▶ Exercise task: Every line must be returned precisely as it is written.

▶ Information supplied:
BEGIN

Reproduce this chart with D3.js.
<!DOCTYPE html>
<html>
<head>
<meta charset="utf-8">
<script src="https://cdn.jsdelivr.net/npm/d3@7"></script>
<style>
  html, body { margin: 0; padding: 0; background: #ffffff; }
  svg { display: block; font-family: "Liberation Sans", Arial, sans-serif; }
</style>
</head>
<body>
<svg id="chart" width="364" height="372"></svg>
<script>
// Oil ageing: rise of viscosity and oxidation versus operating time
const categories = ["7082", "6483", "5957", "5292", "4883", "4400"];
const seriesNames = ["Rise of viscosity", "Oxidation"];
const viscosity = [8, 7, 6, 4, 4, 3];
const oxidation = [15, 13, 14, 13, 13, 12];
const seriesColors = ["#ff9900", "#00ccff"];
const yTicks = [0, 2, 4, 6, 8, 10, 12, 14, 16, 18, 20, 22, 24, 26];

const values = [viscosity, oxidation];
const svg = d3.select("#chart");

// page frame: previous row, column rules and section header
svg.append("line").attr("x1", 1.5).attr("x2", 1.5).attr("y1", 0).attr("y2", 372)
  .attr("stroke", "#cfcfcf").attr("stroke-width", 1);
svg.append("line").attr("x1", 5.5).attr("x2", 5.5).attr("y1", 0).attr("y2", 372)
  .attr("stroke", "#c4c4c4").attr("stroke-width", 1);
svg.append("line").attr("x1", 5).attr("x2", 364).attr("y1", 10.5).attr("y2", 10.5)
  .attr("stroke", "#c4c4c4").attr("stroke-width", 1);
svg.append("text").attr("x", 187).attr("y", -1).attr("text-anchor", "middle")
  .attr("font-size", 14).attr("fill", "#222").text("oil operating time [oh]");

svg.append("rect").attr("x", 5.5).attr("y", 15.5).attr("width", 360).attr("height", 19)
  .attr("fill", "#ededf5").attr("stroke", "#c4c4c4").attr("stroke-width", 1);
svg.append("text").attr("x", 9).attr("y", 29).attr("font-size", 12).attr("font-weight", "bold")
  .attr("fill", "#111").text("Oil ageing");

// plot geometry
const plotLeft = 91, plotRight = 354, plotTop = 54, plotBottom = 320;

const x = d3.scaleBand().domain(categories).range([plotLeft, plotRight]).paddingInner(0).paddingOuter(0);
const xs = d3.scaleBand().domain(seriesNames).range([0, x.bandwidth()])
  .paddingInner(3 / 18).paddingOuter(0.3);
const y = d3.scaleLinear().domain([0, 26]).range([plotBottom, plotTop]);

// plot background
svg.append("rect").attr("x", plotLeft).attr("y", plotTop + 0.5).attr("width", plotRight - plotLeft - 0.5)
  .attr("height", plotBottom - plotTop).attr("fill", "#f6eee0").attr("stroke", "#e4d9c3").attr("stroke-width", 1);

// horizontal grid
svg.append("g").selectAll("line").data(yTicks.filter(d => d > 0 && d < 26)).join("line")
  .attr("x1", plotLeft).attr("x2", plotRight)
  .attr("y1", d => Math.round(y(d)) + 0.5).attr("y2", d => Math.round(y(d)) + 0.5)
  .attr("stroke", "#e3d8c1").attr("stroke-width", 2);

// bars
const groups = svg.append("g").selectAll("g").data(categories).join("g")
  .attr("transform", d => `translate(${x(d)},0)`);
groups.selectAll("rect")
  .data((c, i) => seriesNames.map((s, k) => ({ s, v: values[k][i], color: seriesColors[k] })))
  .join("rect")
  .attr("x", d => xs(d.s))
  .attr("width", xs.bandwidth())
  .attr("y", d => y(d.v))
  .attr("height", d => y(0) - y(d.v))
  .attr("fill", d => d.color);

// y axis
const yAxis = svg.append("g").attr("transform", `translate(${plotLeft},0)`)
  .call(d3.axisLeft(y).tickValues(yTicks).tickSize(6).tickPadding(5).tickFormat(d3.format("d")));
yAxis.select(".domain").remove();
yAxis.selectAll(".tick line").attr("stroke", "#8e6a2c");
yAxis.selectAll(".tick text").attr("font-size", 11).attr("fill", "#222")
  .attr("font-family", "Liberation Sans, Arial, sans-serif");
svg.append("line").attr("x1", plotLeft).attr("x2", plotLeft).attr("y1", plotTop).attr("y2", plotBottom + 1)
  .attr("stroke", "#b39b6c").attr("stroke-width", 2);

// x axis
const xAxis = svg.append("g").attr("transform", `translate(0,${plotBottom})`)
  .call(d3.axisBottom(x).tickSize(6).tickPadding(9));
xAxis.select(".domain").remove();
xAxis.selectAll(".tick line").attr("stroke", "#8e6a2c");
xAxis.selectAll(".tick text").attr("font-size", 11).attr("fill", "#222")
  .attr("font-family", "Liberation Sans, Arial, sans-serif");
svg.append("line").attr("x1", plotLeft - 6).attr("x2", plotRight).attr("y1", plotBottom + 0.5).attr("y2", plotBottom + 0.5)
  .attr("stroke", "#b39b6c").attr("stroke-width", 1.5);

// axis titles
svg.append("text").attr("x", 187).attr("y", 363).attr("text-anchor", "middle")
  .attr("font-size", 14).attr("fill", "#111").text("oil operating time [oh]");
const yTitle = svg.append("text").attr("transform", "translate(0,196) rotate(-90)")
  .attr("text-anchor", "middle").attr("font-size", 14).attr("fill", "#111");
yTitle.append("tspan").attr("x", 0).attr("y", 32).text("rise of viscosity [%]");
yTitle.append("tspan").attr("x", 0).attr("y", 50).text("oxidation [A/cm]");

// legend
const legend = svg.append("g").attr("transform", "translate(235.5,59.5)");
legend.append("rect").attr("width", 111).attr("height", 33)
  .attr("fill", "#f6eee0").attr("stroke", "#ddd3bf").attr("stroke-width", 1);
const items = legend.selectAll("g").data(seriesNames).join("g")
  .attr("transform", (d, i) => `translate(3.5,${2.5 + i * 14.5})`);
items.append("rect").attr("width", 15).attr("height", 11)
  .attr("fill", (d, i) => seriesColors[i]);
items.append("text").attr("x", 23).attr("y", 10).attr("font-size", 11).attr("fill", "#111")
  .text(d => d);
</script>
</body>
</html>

END

▶ Task solution:
Reproduce this chart with D3.js.
<!DOCTYPE html>
<html>
<head>
<meta charset="utf-8">
<script src="https://cdn.jsdelivr.net/npm/d3@7"></script>
<style>
  html, body { margin: 0; padding: 0; background: #ffffff; }
  svg { display: block; font-family: "Liberation Sans", Arial, sans-serif; }
</style>
</head>
<body>
<svg id="chart" width="364" height="372"></svg>
<script>
// Oil ageing: rise of viscosity and oxidation versus operating time
const categories = ["7082", "6483", "5957", "5292", "4883", "4400"];
const seriesNames = ["Rise of viscosity", "Oxidation"];
const viscosity = [8, 7, 6, 4, 4, 3];
const oxidation = [15, 13, 14, 13, 13, 12];
const seriesColors = ["#ff9900", "#00ccff"];
const yTicks = [0, 2, 4, 6, 8, 10, 12, 14, 16, 18, 20, 22, 24, 26];

const values = [viscosity, oxidation];
const svg = d3.select("#chart");

// page frame: previous row, column rules and section header
svg.append("line").attr("x1", 1.5).attr("x2", 1.5).attr("y1", 0).attr("y2", 372)
  .attr("stroke", "#cfcfcf").attr("stroke-width", 1);
svg.append("line").attr("x1", 5.5).attr("x2", 5.5).attr("y1", 0).attr("y2", 372)
  .attr("stroke", "#c4c4c4").attr("stroke-width", 1);
svg.append("line").attr("x1", 5).attr("x2", 364).attr("y1", 10.5).attr("y2", 10.5)
  .attr("stroke", "#c4c4c4").attr("stroke-width", 1);
svg.append("text").attr("x", 187).attr("y", -1).attr("text-anchor", "middle")
  .attr("font-size", 14).attr("fill", "#222").text("oil operating time [oh]");

svg.append("rect").attr("x", 5.5).attr("y", 15.5).attr("width", 360).attr("height", 19)
  .attr("fill", "#ededf5").attr("stroke", "#c4c4c4").attr("stroke-width", 1);
svg.append("text").attr("x", 9).attr("y", 29).attr("font-size", 12).attr("font-weight", "bold")
  .attr("fill", "#111").text("Oil ageing");

// plot geometry
const plotLeft = 91, plotRight = 354, plotTop = 54, plotBottom = 320;

const x = d3.scaleBand().domain(categories).range([plotLeft, plotRight]).paddingInner(0).paddingOuter(0);
const xs = d3.scaleBand().domain(seriesNames).range([0, x.bandwidth()])
  .paddingInner(3 / 18).paddingOuter(0.3);
const y = d3.scaleLinear().domain([0, 26]).range([plotBottom, plotTop]);

// plot background
svg.append("rect").attr("x", plotLeft).attr("y", plotTop + 0.5).attr("width", plotRight - plotLeft - 0.5)
  .attr("height", plotBottom - plotTop).attr("fill", "#f6eee0").attr("stroke", "#e4d9c3").attr("stroke-width", 1);

// horizontal grid
svg.append("g").selectAll("line").data(yTicks.filter(d => d > 0 && d < 26)).join("line")
  .attr("x1", plotLeft).attr("x2", plotRight)
  .attr("y1", d => Math.round(y(d)) + 0.5).attr("y2", d => Math.round(y(d)) + 0.5)
  .attr("stroke", "#e3d8c1").attr("stroke-width", 2);

// bars
const groups = svg.append("g").selectAll("g").data(categories).join("g")
  .attr("transform", d => `translate(${x(d)},0)`);
groups.selectAll("rect")
  .data((c, i) => seriesNames.map((s, k) => ({ s, v: values[k][i], color: seriesColors[k] })))
  .join("rect")
  .attr("x", d => xs(d.s))
  .attr("width", xs.bandwidth())
  .attr("y", d => y(d.v))
  .attr("height", d => y(0) - y(d.v))
  .attr("fill", d => d.color);

// y axis
const yAxis = svg.append("g").attr("transform", `translate(${plotLeft},0)`)
  .call(d3.axisLeft(y).tickValues(yTicks).tickSize(6).tickPadding(5).tickFormat(d3.format("d")));
yAxis.select(".domain").remove();
yAxis.selectAll(".tick line").attr("stroke", "#8e6a2c");
yAxis.selectAll(".tick text").attr("font-size", 11).attr("fill", "#222")
  .attr("font-family", "Liberation Sans, Arial, sans-serif");
svg.append("line").attr("x1", plotLeft).attr("x2", plotLeft).attr("y1", plotTop).attr("y2", plotBottom + 1)
  .attr("stroke", "#b39b6c").attr("stroke-width", 2);

// x axis
const xAxis = svg.append("g").attr("transform", `translate(0,${plotBottom})`)
  .call(d3.axisBottom(x).tickSize(6).tickPadding(9));
xAxis.select(".domain").remove();
xAxis.selectAll(".tick line").attr("stroke", "#8e6a2c");
xAxis.selectAll(".tick text").attr("font-size", 11).attr("fill", "#222")
  .attr("font-family", "Liberation Sans, Arial, sans-serif");
svg.append("line").attr("x1", plotLeft - 6).attr("x2", plotRight).attr("y1", plotBottom + 0.5).attr("y2", plotBottom + 0.5)
  .attr("stroke", "#b39b6c").attr("stroke-width", 1.5);

// axis titles
svg.append("text").attr("x", 187).attr("y", 363).attr("text-anchor", "middle")
  .attr("font-size", 14).attr("fill", "#111").text("oil operating time [oh]");
const yTitle = svg.append("text").attr("transform", "translate(0,196) rotate(-90)")
  .attr("text-anchor", "middle").attr("font-size", 14).attr("fill", "#111");
yTitle.append("tspan").attr("x", 0).attr("y", 32).text("rise of viscosity [%]");
yTitle.append("tspan").attr("x", 0).attr("y", 50).text("oxidation [A/cm]");

// legend
const legend = svg.append("g").attr("transform", "translate(235.5,59.5)");
legend.append("rect").attr("width", 111).attr("height", 33)
  .attr("fill", "#f6eee0").attr("stroke", "#ddd3bf").attr("stroke-width", 1);
const items = legend.selectAll("g").data(seriesNames).join("g")
  .attr("transform", (d, i) => `translate(3.5,${2.5 + i * 14.5})`);
items.append("rect").attr("width", 15).attr("height", 11)
  .attr("fill", (d, i) => seriesColors[i]);
items.append("text").attr("x", 23).attr("y", 10).attr("font-size", 11).attr("fill", "#111")
  .text(d => d);
</script>
</body>
</html>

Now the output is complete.